Request:
Set down the material exactly as given, please, from its first line through the line that includes "var yTicks = [0, 20, 40, 60, 80, 100];".

Given material:
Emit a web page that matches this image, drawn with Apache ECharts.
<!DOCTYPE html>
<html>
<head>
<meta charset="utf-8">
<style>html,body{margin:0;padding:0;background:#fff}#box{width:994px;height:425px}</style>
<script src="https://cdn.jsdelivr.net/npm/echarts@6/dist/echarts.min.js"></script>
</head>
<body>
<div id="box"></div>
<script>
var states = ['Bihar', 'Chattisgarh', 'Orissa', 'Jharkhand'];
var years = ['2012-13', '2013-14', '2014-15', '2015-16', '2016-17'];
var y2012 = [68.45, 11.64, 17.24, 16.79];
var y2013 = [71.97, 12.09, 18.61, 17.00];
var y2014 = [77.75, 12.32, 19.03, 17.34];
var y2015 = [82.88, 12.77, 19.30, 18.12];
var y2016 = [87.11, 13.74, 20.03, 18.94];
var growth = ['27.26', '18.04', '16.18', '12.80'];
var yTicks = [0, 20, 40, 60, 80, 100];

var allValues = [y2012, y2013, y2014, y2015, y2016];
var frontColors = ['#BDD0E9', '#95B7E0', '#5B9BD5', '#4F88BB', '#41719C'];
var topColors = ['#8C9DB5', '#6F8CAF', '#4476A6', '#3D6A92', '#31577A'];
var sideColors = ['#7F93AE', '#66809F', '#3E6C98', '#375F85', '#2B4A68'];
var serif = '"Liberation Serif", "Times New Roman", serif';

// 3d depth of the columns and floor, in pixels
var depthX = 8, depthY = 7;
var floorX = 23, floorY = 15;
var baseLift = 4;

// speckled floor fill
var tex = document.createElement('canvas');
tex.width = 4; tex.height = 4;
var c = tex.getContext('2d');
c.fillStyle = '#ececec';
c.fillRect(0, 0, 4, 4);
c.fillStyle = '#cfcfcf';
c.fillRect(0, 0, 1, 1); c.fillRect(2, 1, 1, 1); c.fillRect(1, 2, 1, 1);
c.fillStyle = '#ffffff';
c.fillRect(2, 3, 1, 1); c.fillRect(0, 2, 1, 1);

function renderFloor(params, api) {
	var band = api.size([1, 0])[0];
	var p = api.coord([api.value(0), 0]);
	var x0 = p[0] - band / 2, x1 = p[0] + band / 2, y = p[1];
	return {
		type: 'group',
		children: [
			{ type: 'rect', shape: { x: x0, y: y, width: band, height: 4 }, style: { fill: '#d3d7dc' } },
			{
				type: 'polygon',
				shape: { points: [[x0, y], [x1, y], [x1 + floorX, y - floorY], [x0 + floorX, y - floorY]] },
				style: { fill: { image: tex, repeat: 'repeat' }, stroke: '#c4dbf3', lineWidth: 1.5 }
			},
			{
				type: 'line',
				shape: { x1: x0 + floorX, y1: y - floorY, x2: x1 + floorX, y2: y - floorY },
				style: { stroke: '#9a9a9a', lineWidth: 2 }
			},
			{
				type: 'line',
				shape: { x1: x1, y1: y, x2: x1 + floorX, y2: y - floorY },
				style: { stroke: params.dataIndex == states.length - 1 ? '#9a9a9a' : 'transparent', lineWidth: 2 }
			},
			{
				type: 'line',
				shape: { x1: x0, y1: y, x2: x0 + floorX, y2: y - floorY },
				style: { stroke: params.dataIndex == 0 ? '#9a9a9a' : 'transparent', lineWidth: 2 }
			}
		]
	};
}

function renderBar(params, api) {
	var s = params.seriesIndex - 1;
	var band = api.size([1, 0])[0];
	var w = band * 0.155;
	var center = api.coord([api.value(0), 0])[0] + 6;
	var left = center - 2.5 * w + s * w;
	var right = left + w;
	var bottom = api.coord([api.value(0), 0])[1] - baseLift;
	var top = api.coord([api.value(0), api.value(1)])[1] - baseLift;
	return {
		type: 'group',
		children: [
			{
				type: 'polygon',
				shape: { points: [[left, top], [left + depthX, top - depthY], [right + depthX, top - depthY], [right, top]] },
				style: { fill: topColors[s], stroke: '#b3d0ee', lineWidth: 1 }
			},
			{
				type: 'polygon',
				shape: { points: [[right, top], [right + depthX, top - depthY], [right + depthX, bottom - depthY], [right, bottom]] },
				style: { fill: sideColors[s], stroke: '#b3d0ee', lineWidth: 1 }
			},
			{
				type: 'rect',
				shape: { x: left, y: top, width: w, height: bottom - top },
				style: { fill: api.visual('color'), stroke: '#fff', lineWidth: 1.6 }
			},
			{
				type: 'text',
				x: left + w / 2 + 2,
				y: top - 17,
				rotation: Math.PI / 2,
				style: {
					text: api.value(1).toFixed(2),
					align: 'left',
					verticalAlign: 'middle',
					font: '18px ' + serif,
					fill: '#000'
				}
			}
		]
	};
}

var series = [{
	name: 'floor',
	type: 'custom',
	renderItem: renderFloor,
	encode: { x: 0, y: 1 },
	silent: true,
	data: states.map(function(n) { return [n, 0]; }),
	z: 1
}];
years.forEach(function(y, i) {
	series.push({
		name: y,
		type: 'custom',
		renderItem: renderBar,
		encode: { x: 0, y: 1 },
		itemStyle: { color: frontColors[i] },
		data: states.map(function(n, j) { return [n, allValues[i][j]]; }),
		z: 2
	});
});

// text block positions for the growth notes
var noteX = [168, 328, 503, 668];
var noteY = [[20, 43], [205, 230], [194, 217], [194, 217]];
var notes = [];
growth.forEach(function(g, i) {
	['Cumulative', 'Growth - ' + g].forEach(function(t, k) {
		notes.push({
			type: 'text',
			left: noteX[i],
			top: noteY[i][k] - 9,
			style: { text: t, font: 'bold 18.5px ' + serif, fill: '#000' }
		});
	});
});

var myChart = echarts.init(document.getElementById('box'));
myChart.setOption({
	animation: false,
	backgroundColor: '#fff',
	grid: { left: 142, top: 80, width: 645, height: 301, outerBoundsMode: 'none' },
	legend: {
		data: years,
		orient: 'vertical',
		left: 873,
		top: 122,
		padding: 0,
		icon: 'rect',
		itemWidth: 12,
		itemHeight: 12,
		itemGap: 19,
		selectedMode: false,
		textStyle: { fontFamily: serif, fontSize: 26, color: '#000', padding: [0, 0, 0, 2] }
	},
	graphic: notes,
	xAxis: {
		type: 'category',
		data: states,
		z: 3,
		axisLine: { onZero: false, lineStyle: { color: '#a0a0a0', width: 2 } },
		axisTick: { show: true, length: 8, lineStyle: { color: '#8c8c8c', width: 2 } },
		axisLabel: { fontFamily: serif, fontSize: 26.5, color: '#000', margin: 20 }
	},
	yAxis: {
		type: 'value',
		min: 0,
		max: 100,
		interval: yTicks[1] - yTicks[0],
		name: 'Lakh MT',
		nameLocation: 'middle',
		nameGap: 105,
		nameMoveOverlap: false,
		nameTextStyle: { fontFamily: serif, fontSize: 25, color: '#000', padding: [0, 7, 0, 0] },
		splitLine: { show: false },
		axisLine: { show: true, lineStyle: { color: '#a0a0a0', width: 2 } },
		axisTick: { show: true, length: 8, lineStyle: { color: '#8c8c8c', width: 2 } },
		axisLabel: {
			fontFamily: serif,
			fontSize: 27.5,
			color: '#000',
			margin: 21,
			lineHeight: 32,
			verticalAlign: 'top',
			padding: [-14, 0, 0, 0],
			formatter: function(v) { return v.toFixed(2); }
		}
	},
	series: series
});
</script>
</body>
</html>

Answer to this exercise:
Emit a web page that matches this image, drawn with Apache ECharts.
<!DOCTYPE html>
<html>
<head>
<meta charset="utf-8">
<style>html,body{margin:0;padding:0;background:#fff}#box{width:994px;height:425px}</style>
<script src="https://cdn.jsdelivr.net/npm/echarts@6/dist/echarts.min.js"></script>
</head>
<body>
<div id="box"></div>
<script>
var states = ['Bihar', 'Chattisgarh', 'Orissa', 'Jharkhand'];
var years = ['2012-13', '2013-14', '2014-15', '2015-16', '2016-17'];
var y2012 = [68.45, 11.64, 17.24, 16.79];
var y2013 = [71.97, 12.09, 18.61, 17.00];
var y2014 = [77.75, 12.32, 19.03, 17.34];
var y2015 = [82.88, 12.77, 19.30, 18.12];
var y2016 = [87.11, 13.74, 20.03, 18.94];
var growth = ['27.26', '18.04', '16.18', '12.80'];
var yTicks = [0, 20, 40, 60, 80, 100];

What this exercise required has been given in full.